Soru 19: Üniversiteden (Hukuk Fakültesi) yeni mezun oldum. Dinî kitaplara ilgi duyuyor ve okuyorum. Öncelikle okunmasını istediğiniz bir kitap var mıdır, yaz tatilini nasıl değerlendirebilirim, önerilerinizi bekliyorum.
Cevap 19: Yüce Rabbimiz şöyle buyurur: “O halde işini bitirince hemen kalk!”(İnşirâh 94/7). “Açılıp genişlemek, huzur ve mutluluğa kavuşmak” mânasına gelen İnşirâh sûresindeki bu âyet, tefsir âlimi İbn Âşûr tarafından şöyle anlaşılır: “Önemli işlerden birini tamamlayınca ardından başka bir işe yönel ki böylece bütün vakitlerini önemli işlerle değerlendirmiş olasın”. Bu itibarla “boş zaman” bir Müslüman için söz konusu olamaz, olmamalıdır. Derler ki, “Tahsili tatil olanın tahsili tatil olur / Tatili tahsil olanın tahsili tahsil olur”. Tabii, ibret verici ve ruhen dinlendirici anlamlı seyahatlerin önemi izahtan varestedir.

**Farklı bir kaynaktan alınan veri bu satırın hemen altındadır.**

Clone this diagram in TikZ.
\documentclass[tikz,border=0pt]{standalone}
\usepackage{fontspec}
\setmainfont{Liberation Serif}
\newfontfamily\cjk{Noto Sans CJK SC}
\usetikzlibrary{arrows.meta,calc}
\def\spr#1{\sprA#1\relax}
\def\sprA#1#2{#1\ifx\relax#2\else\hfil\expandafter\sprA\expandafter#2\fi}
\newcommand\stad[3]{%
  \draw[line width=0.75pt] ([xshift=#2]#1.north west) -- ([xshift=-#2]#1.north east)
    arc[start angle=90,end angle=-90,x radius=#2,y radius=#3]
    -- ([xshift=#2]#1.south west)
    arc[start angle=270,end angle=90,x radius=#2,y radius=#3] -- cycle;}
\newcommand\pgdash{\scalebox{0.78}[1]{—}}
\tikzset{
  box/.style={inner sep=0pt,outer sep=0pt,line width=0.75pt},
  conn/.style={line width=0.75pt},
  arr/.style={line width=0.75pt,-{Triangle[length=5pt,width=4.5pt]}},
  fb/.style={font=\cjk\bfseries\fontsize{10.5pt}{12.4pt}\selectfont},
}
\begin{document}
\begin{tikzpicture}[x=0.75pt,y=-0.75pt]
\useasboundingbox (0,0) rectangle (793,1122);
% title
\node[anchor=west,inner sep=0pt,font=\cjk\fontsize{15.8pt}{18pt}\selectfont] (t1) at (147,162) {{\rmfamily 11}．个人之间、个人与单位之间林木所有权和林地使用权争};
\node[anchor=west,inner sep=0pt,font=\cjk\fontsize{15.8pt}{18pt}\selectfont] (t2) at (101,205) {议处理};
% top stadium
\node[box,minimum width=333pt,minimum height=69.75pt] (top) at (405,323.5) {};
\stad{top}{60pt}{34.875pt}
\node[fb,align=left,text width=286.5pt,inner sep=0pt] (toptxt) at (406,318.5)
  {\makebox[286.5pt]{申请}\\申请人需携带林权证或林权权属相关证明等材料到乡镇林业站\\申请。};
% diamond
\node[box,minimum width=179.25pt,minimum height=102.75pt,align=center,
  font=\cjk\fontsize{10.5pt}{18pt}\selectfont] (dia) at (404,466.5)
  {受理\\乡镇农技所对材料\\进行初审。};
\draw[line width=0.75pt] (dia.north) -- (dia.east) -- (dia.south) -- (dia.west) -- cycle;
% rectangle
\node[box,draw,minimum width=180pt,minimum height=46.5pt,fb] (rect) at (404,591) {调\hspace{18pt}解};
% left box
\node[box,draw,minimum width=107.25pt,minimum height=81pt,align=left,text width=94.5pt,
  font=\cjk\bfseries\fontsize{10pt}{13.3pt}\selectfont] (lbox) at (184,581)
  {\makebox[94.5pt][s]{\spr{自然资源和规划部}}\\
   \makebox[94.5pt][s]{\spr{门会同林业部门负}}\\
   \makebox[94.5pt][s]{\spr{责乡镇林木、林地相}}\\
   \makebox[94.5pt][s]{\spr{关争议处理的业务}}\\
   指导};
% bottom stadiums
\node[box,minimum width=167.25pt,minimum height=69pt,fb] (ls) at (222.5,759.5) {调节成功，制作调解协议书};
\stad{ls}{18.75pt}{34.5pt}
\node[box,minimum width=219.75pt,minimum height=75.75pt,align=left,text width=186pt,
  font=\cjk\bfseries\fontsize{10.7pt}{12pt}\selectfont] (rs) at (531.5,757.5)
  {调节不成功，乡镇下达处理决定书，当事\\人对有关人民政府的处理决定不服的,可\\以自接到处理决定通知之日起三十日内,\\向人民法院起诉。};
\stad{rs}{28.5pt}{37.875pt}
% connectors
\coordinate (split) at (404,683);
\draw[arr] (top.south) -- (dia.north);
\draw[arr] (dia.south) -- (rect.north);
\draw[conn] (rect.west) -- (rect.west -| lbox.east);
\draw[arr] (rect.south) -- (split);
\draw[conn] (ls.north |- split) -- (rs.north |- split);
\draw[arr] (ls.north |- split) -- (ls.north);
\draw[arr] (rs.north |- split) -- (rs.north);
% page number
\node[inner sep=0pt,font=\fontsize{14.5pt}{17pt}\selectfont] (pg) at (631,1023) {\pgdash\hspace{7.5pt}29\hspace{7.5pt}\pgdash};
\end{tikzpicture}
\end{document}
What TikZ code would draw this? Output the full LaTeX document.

Üç aylık yaz tatilinde, meâliyle birlikte Kur’ân-ı Kerîm okumak gerekir. Zaten anlamak, düşünmek ve hayata geçirebilmek için bu çalışma, her Müslümanın yerine getirmesi gereken bir görev ve sorumluluktur. “Bilesiniz ki, Kur’an okumak en faziletli zikirdir. Ama matlup olan, onu anlayıp düşünerek okumaktır” diyen İmam Nevevî bu noktaya işaret eder.
Peygamber Efendimizi tanıtan hadis ve siyer kitapları yanında örnek İslâm âlimlerinin hayat hikayelerini ve mücadelelerini konu alan eserler mutlaka okunmalıdır. Burada örnek olarak iki önemli kitap adı vermek istiyorum:
M. Ertuğrul Düzdağ tarafından hazırlanan Üstad Ali Ulvi Kurucu: Hatıralar 1-3,
Prof. Dr. Ali Osman Koçkuzu tarafından hazırlanan Bir Müderrisin Sürgün Yılları: Abdullah Fevzi Efendi.
Her iki müstesna eserde ilim, hikmet, irfan ve cihada adanmış yüksek ruh ve şahsiyetlerin ibret dolu hayat hikayeleri, yakın tarihe düştükleri ictimaî, ahlâkî, edebî ve siyasî notlar hayli düşündürücü ve ufuk açıcı olacak, hüzünle birlikte gönüllerde sürur ve heyecan uyandıracaktır.